Meu caro Raymond,
Ocorreu-me no outro dia como é estranho que, no tempo despreocupado da nossa juventude, se falasse tão pouco em sexo. E isso na Paris dos anos cinquenta, uma época em que a cidade parecia explodir de luxúria.
Por certo que não era falta de amores, affaires, ou relações, como agora se diz. Nesse particular quase todos nos esforçávamos por não deixar perder as benesses que, principalmente para nós, estrangeiros, advinham de uma liberdade de costumes que nos era desconhecida, e na qual cidade tinha uma sólida e secular reputação.
Contudo, ou pelo facto das tuas origens de libanês maronita, ou pelo fundamentalismo islamita de alguns amigos nossos – surpreendente, por exemplo, no doutro modo tão liberal e generoso Labib – certo é que não lembro que jamais tivéssemos tido aquilo que se chama um debate profundo sobre as coisas do cio e da procriação.
Recordo sim o teu embaraço quando um dia alguém no café, num grupo em que havia também raparigas, ao saber que eras biólogo no Instituto Pasteur, perguntou o que pesquisavas. Tu, corando, resmungaste que no último ano te tinhas ocupado a estudar a sexualidade das rãs.
Houve os risos e as piadas que eram de esperar, e ao dar-se conta do teu embaraço os graçolas iam mudar de conversa. Mas nesse momento monsieur Jules, por alcunha Grand-Père, o pintor sessentão e boémio que gostava de acamaradar connosco, quis saber se entre as rãs machos também se constatava o fenómeno da impotência.
A tua resposta, demasiado científica para os nossos ouvidos, perdeu-se no calor da discussão. Além disso monsieur Jules não tinha qualquer interesse pelos batráquios. Queria, sim, falar da sua própria experiência do fenómeno e partilhar connosco o remédio que para ele encontrara.
Com a idade, e às vezes resultado de um simples resfriado, avisou, o momento infalivelmente chegaria em que o membro recusava a erecção necessária para consumar o acto. Fora o vexame, tinha isso em geral consequências de que nós, na força da vida e ignorantes, nos poderíamos rir, mas no seu dizer levavam a autênticas tragédias.
Havia contudo um remédio clássico, um único, assegurara o velho médico que lho recomendara, e por quem ele mantinha infinda gratidão: se no início do acto o membro dava mostras de debilidade ou sinais de renúncia, o dono deveria projectar de súbito no ecrã da mente todas as cenas de orgia que sempre fantasiara sem nunca as chegar a viver.
- C'est le cinéma intérieur.

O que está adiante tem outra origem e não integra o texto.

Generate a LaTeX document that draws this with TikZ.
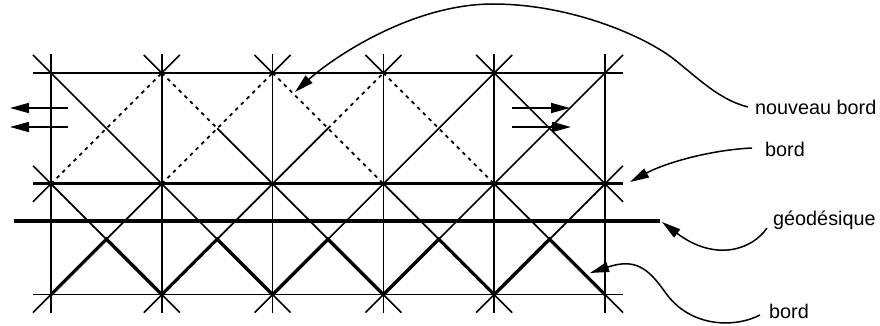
\documentclass[tikz,border=0pt]{standalone}
\usepackage{fontspec}
\setmainfont{Liberation Sans}
\usetikzlibrary{arrows.meta,calc}
\begin{document}
\begin{tikzpicture}[x=1pt,y=-1pt,
  thinln/.style={line width=1.7pt},
  thickln/.style={line width=3.3pt},
  dotln/.style={line width=1.7pt, dash pattern=on 3.6pt off 4.4pt},
  armln/.style={line width=1.6pt},
  lbl/.style={inner sep=0pt, anchor=base west, font=\fontsize{19.8}{22}\selectfont},
  callout/.style={line width=1.5pt, -{Triangle[length=19pt,width=10pt]}},
  sidearrow/.style={line width=1.7pt, -{Triangle[length=19pt,width=10pt]}}
]
\useasboundingbox (0,0) rectangle (880,326);
% grid vertices
\foreach \i in {0,...,5} {
  \coordinate (v\i0) at ({51+110.8*\i},73);
  \coordinate (v\i1) at ({51+110.8*\i},183.8);
  \coordinate (v\i2) at ({51+110.8*\i},294.6);
}
\foreach \i in {0,...,4} {
  \coordinate (mt\i) at ({106.4+110.8*\i},128.4);
  \coordinate (mb\i) at ({106.4+110.8*\i},239.2);
}
% vertical lines
\foreach \i in {0,...,5} {
  \draw[thinln] ($(v\i0)+(0,-19)$) -- ($(v\i2)+(0,18.5)$);
}
% horizontal lines
\draw[thinln] ($(v00)+(-18,0)$) -- ($(v50)+(18,0)$);
\draw[thickln] ($(v01)+(-18,0)$) -- ($(v51)+(18,0)$);
\draw[thinln] ($(v02)+(-18,0)$) -- ($(v52)+(18,0)$);
\coordinate (gL) at (14,221);
\coordinate (gR) at (660,221);
\draw[thickln] (gL) -- (gR);
% upper band diagonals
\draw[thinln] (v00) -- (v11);
\draw[dotln] (v01) -- (v10);
\draw[dotln] (v10) -- (mt1);
\draw[thinln] (mt1) -- (v21);
\draw[dotln] (v11) -- (v20);
\draw[dotln] (v20) -- (v31);
\draw[thinln] (v21) -- (mt2);
\draw[dotln] (mt2) -- (v30);
\draw[dotln] (v30) -- (v41);
\draw[thinln] (v31) -- (v40);
\draw[thinln] (v40) -- (v51);
\draw[thinln] (v41) -- (v50);
% lower band
\foreach \i/\j in {0/1,1/2,2/3,3/4,4/5} {
  \draw[thinln] (v\i1) -- (mb\i) -- (v\j1);
}
\draw[thickln, line join=miter] (v02) -- (mb0) -- (v12) -- (mb1) -- (v22) -- (mb2) -- (v32) -- (mb3) -- (v42) -- (mb4) -- (v52);
% arms
\draw[armln] (v00) -- ++(-18,-18);
\draw[armln] (v50) -- ++(18,-18);
\draw[armln] (v02) -- ++(-18,18);
\draw[armln] (v52) -- ++(18,18);
\foreach \i in {1,...,4} {
  \draw[armln] (v\i0) -- ++(-18,-18);
  \draw[armln] (v\i0) -- ++(18,-18);
  \draw[armln] (v\i2) -- ++(-18,18);
  \draw[armln] (v\i2) -- ++(18,18);
}
\draw[armln] (v01) -- ++(-18,-18);
\draw[armln] (v01) -- ++(-18,18);
\draw[armln] (v51) -- ++(18,-18);
\draw[armln] (v51) -- ++(18,18);
% side arrows
\coordinate (la1s) at (68,108); \coordinate (la1e) at (10,108);
\coordinate (la2s) at (68,127); \coordinate (la2e) at (10,127);
\coordinate (ra1s) at (512,108); \coordinate (ra1e) at (570,108);
\coordinate (ra2s) at (512,127); \coordinate (ra2e) at (571,127);
\draw[sidearrow] (la1s) -- (la1e);
\draw[sidearrow] (la2s) -- (la2e);
\draw[sidearrow] (ra1s) -- (ra1e);
\draw[sidearrow] (ra2s) -- (ra2e);
% labels
\node[lbl] (nb) at (755,114.5) {nouveau bord};
\node[lbl] (b1) at (765,156) {bord};
\node[lbl] (geo) at (773,225) {géodésique};
\node[lbl] (b2) at (769,318) {bord};
% tips
\coordinate (tNB) at (295,92);
\coordinate (tB1) at (630,182);
\coordinate (tG) at (662,222);
\coordinate (tB2) at (590,273);
% callouts
\draw[callout] ($(nb.base west)+(-7,-7.5)$) .. controls (720,100) and (700,80) .. (675,60)
  .. controls (645,36) and (570,4) .. (493,4)
  .. controls (410,4) and (330,60) .. (tNB);
\draw[callout] ($(b1.base west)+(-13,-8)$) .. controls (710,150) and (665,163) .. (tB1);
\draw[callout] ($(geo.base west)+(-6,3)$) .. controls (752,250) and (715,262) .. (tG);
\draw[callout] ($(b2.base west)+(-9,-3)$) .. controls (735,328) and (690,328) .. (665,292)
  .. controls (648,268) and (635,258) .. (tB2);
\end{tikzpicture}
\end{document}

Não falha – concluiu monsieur Jules com um sorriso de grande satisfação.
Naquele momento pareceu-nos aquilo um tanto ridículo, até ligeiramente obsceno, o tipo de conversa para reformados nos bancos do jardim. Imagina, pois, a minha surpresa, quando tempos atrás li aqui no jornal que, feitas exaustivas pesquisas, um sexólogo de Rotterdam descobriu que setenta por cento dos casos de impotência se podem resolver com o simples visualizar dum vídeo pornográfico.
Se ainda fosse vivo, monsieur Jules com certeza se teria alegrado de ver que a ciência mais uma vez sanciona a redescoberta da roda. Mas talvez estranhasse, como eu estranho, que em lugar de prescrever aos seus pacientes o saudável exercício da fantasia íntima, o especialista os queira curar com erotismo de pacotilha e sonhos pré-fabricados.